It was not then without astonishment that, about 1805, the heron, thus securely settled, saw a rare face, a man's, roaming under their cedars, and in the open swamp. One man alone was capable of visiting them in their haunts, a patient indefatigable traveller, no less courageous than peaceable--the friend and the admirer of birds, Alexander Wilson.

If these people had been acquainted with their visitor's character, far from feeling terrified at his appearance, they would undoubtedly have gone forth to meet him, and, with clapping of wings and loud cries, have given him an amicable salute, a fraternal ovation.

In those terrible years when man waged against man the most destructive war that had ever been known, there lived in Scotland a man of peace. A poor Paisley weaver,[21] in his damp dull lodging, he dreamed of nature, of the infinite liberty of the woods, and, above all, of the winged life. A cripple, and condemned to inactivity, his very bondage inspired him with an ecstatic love of light and flight. If he did not take to himself wings, it was because that sublime gift is, upon earth, only the dream and hope of another world.

At first he attempted to gratify his love of birds by the purchase of those illustrated works which pretend to represent them. Clumsy caricatures, which convey but a ridiculous idea of their form, and none at all of their movement; and what _is_ the bird deprived of grace and motion? These did not suffice. He took a decisive resolution: to abandon everything, his trade, his country. A new Robinson Crusoe, he was willing, by a voluntary shipwreck, to exile himself to the solitudes of America; where he might see with his own eyes, observe, describe, and paint. He then remembered one little fact: that he neither knew how to draw, to paint, or to write. But this strong and patient man, whom no difficulties could discourage, soon learned to write, and to write an excellent style. A good writer, a minutely accurate artist, with a delicate and certain hand, he seemed, under the guidance of Nature, his mother and mistress, less to learn than to remember.

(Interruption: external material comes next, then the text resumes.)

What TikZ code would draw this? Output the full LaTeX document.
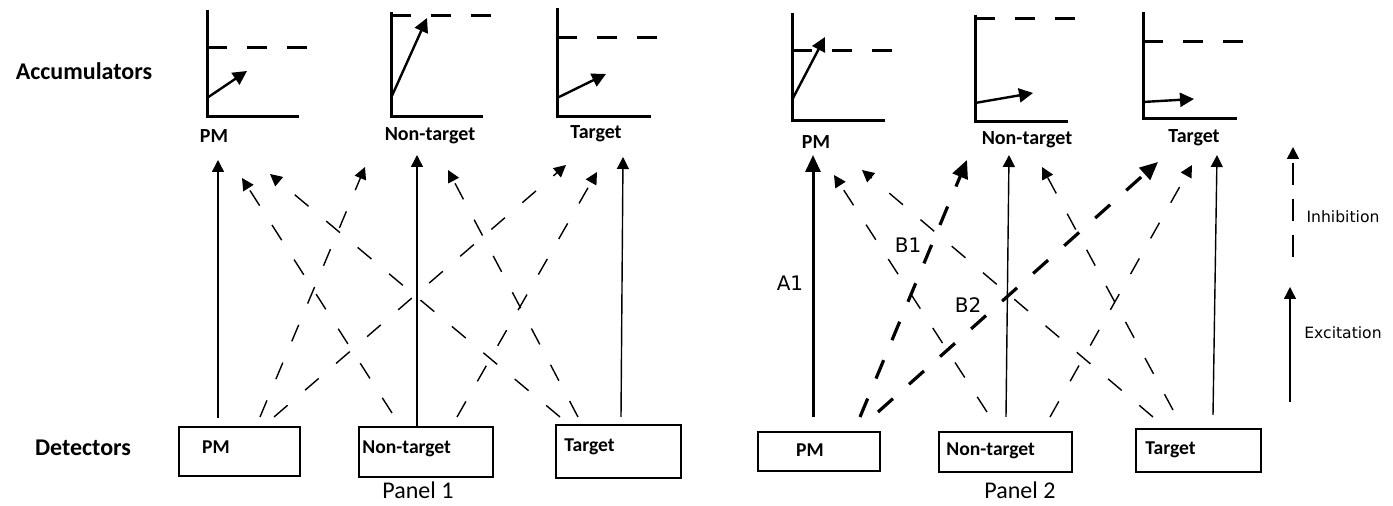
\documentclass[tikz,border=0pt]{standalone}
\usepackage{fontspec}
\setmainfont{Carlito}
\newfontfamily\labelfont{DejaVu Sans}
\usetikzlibrary{arrows.meta}

% one accumulator chart: axis x, axis top, axis bottom, axis right end,
% threshold y, threshold right end, growth start y, growth end x, growth end y
\newcommand\accumchart[9]{%
  \draw[axisline] (#1,#2) -- (#1,#3) -- (#4,#3);
  \draw[threshold] (#1,#5) -- (#6,#5);
  \draw[growth] (#1,#7) -- (#8,#9);
}

\begin{document}
\begin{tikzpicture}[x=0.5pt,y=-0.5pt,
  axisline/.style={line width=1.5pt, line join=miter},
  threshold/.style={line width=1.5pt, dash pattern=on 10pt off 10pt},
  growth/.style={line width=1.2pt, -{Triangle[length=7pt,width=7pt]}},
  excite/.style={line width=0.7pt, -{Triangle[length=6pt,width=6pt]}},
  inhibit/.style={excite, dash pattern=on 9pt off 11.5pt},
  exciteB/.style={line width=1.5pt, -{Triangle[length=8.5pt,width=7.5pt]}},
  inhibitB/.style={line width=1.6pt, dash pattern=on 10pt off 10.8pt, -{Triangle[length=9pt,width=8pt]}},
  keydash/.style={line width=0.8pt, dash pattern=on 11pt off 7pt, -{Triangle[length=6pt,width=6pt]}},
  detector/.style={draw, line width=0.8pt, inner sep=0pt},
  dettext/.style={font=\bfseries\fontsize{9.8}{11}\selectfont, inner sep=0pt},
  acclabel/.style={font=\bfseries\fontsize{10}{12}\selectfont, inner sep=0pt},
  rowlabel/.style={font=\bfseries\fontsize{12}{14}\selectfont, inner sep=0pt},
  panellabel/.style={font=\fontsize{12}{14}\selectfont, inner sep=0pt},
  pathlabel/.style={font=\labelfont\fontsize{10}{12}\selectfont, inner sep=0pt},
  keylabel/.style={font=\labelfont\fontsize{7.8}{9}\selectfont, inner sep=0pt},
]
\useasboundingbox (0,0) rectangle (1393,506);

% row titles
\node[rowlabel] (accrow) at (84,71) {Accumulators};
\node[rowlabel] (detrow) at (83,448) {Detectors};

% ---------------- accumulators ----------------
\accumchart{207}{10}{117}{299}{48}{307}{98}{247}{71}
\accumchart{391}{12}{117}{483}{16}{492}{98}{427}{18}
\accumchart{557}{8}{117}{651}{38}{659}{98}{606}{74}
\accumchart{792}{13}{121}{885}{51}{893}{100}{825}{37}
\accumchart{975}{15}{122}{1068}{19}{1077}{103}{1033}{93}
\accumchart{1143}{12}{119}{1237}{42}{1245}{102}{1194}{99}

\node[acclabel, anchor=mid] (acc1pm) at (214,138) {PM};
\node[acclabel, anchor=mid] (acc1nt) at (430,136) {Non-target};
\node[acclabel, anchor=mid] (acc1t)  at (596,134) {Target};
\node[acclabel, anchor=mid] (acc2pm) at (816,144) {PM};
\node[acclabel, anchor=mid] (acc2nt) at (1027,140) {Non-target};
\node[acclabel, anchor=mid] (acc2t)  at (1194,138) {Target};

% ---------------- detectors ----------------
\node[detector, minimum width=60.5pt, minimum height=24.5pt] (det1pm) at (239.5,451.5) {};
\node[detector, minimum width=67pt,   minimum height=25pt]   (det1nt) at (426,452) {};
\node[detector, minimum width=62.5pt, minimum height=26.5pt] (det1t)  at (618.5,451.5) {};
\node[detector, line width=1pt, minimum width=61pt,   minimum height=19.5pt] (det2pm) at (819,451.5) {};
\node[detector, line width=1pt, minimum width=66.5pt, minimum height=20pt]   (det2nt) at (1005.5,452) {};
\node[detector, line width=1pt, minimum width=62.5pt, minimum height=21.5pt] (det2t)  at (1198.5,450.5) {};

\node[dettext, anchor=mid] at (216,449) {PM};
\node[dettext, anchor=mid west] at (362,449) {Non-target};
\node[dettext, anchor=mid west] at (564,447) {Target};
\node[dettext, anchor=mid] at (810,452) {PM};
\node[dettext, anchor=mid west] at (946,451) {Non-target};
\node[dettext, anchor=mid west] at (1145,450) {Target};

\node[panellabel] (panel1) at (418,490) {Panel 1};
\node[panellabel] (panel2) at (1020,490) {Panel 2};

% ---------------- panel 1 connections ----------------
\coordinate (s1pmA) at (218,418);  \coordinate (e1pmA) at (218,160);
\coordinate (s1pmB) at (260,417);  \coordinate (e1ntB) at (365,167);
\coordinate (s1pmC) at (274,417);  \coordinate (e1tB)  at (566,165);
\coordinate (s1ntB) at (392,413);  \coordinate (e1pmB) at (242,178);
\coordinate (s1ntA) at (417,427);  \coordinate (e1ntA) at (417,155);
\coordinate (s1ntC) at (457,417);  \coordinate (e1tC)  at (597,172);
\coordinate (s1tB)  at (560,417);  \coordinate (e1pmC) at (270,174);
\coordinate (s1tC)  at (578,417);  \coordinate (e1ntC) at (448,170);
\coordinate (s1tA)  at (621,417);  \coordinate (e1tA)  at (623,157);

\draw[excite]  (s1pmA) -- (e1pmA);
\draw[inhibit] (s1pmB) -- (e1ntB);
\draw[inhibit] (s1pmC) -- (e1tB);
\draw[inhibit] (s1ntB) -- (e1pmB);
\draw[excite]  (s1ntA) -- (e1ntA);
\draw[inhibit] (s1ntC) -- (e1tC);
\draw[inhibit] (s1tB)  -- (e1pmC);
\draw[inhibit] (s1tC)  -- (e1ntC);
\draw[excite]  (s1tA)  -- (e1tA);

% ---------------- panel 2 connections ----------------
\coordinate (s2pmA) at (813,417);  \coordinate (e2pmA) at (813,155);
\coordinate (s2pmB) at (860,417);  \coordinate (e2ntB) at (967,160);
\coordinate (s2pmC) at (878,412);  \coordinate (e2tB)  at (1158,162);
\coordinate (s2ntB) at (987,412);  \coordinate (e2pmB) at (834,175);
\coordinate (s2ntA) at (1006,417); \coordinate (e2ntA) at (1009,155);
\coordinate (s2ntC) at (1050,417); \coordinate (e2tC)  at (1192,165);
\coordinate (s2tB)  at (1153,417); \coordinate (e2pmC) at (862,170);
\coordinate (s2tC)  at (1173,410); \coordinate (e2ntC) at (1042,167);
\coordinate (s2tA)  at (1213,415); \coordinate (e2tA)  at (1217,155);

\draw[exciteB]  (s2pmA) -- (e2pmA);
\draw[inhibitB] (s2pmB) -- (e2ntB);
\draw[inhibitB] (s2pmC) -- (e2tB);
\draw[inhibit]  (s2ntB) -- (e2pmB);
\draw[excite]   (s2ntA) -- (e2ntA);
\draw[inhibit]  (s2ntC) -- (e2tC);
\draw[inhibit]  (s2tB)  -- (e2pmC);
\draw[inhibit]  (s2tC)  -- (e2ntC);
\draw[excite]   (s2tA)  -- (e2tA);

\node[pathlabel] (lA1) at (790,283) {A1};
\node[pathlabel] (lB1) at (908,245) {B1};
\node[pathlabel] (lB2) at (968,305) {B2};

% ---------------- key ----------------
\coordinate (kinS) at (1293,257); \coordinate (kinE) at (1293,147);
\coordinate (kexS) at (1290,402); \coordinate (kexE) at (1290,287);
\draw[keydash] (kinS) -- (kinE);
\draw[excite]  (kexS) -- (kexE);
\node[keylabel] (kin) at (1343,217) {Inhibition};
\node[keylabel] (kex) at (1343,333) {Excitation};
\end{tikzpicture}
\end{document}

Provided with these weapons, he plunges into the desert, the forest, and the pestiferous savannahs; becomes the friends of buffaloes and the guest of bears; lives upon wild fruits, under the splendid ceiling of heaven. Wherever he chances to observe a rare bird, he halts, encamps, and is "at home." What, indeed, is to there hurry him onward? He has no house to recall him, and neither wife nor child awaits him. He has a family, it is true: that great family which he observes and describes. And friends, he has _them_, too: those which have not yet learned to mistrust man, and which perch upon his tree, and chatter with him.

And, O birds, you are right; you have there a truly loyal friend, who will secure you many others, who will teach men to understand you, being himself as a bird in thought and heart. One day, perhaps, the traveller, penetrating into your solitudes, and seeing some of you fluttering and sparkling in the sun, will be tempted with the hope of spoil, but will bethink himself of Wilson. Why kill the friends of Wilson? And when this name flashes on his memory, he will lower his gun.

I do not see, let me add, why we should extend to infinity our massacre of birds, or, at least, of these species which are represented in our museums, or in the museums painted by Wilson, and his disciple Audubon, whose truly royal book, exhibiting both race, and the egg, the nest, the forest, the very landscape, is a rivalry with nature.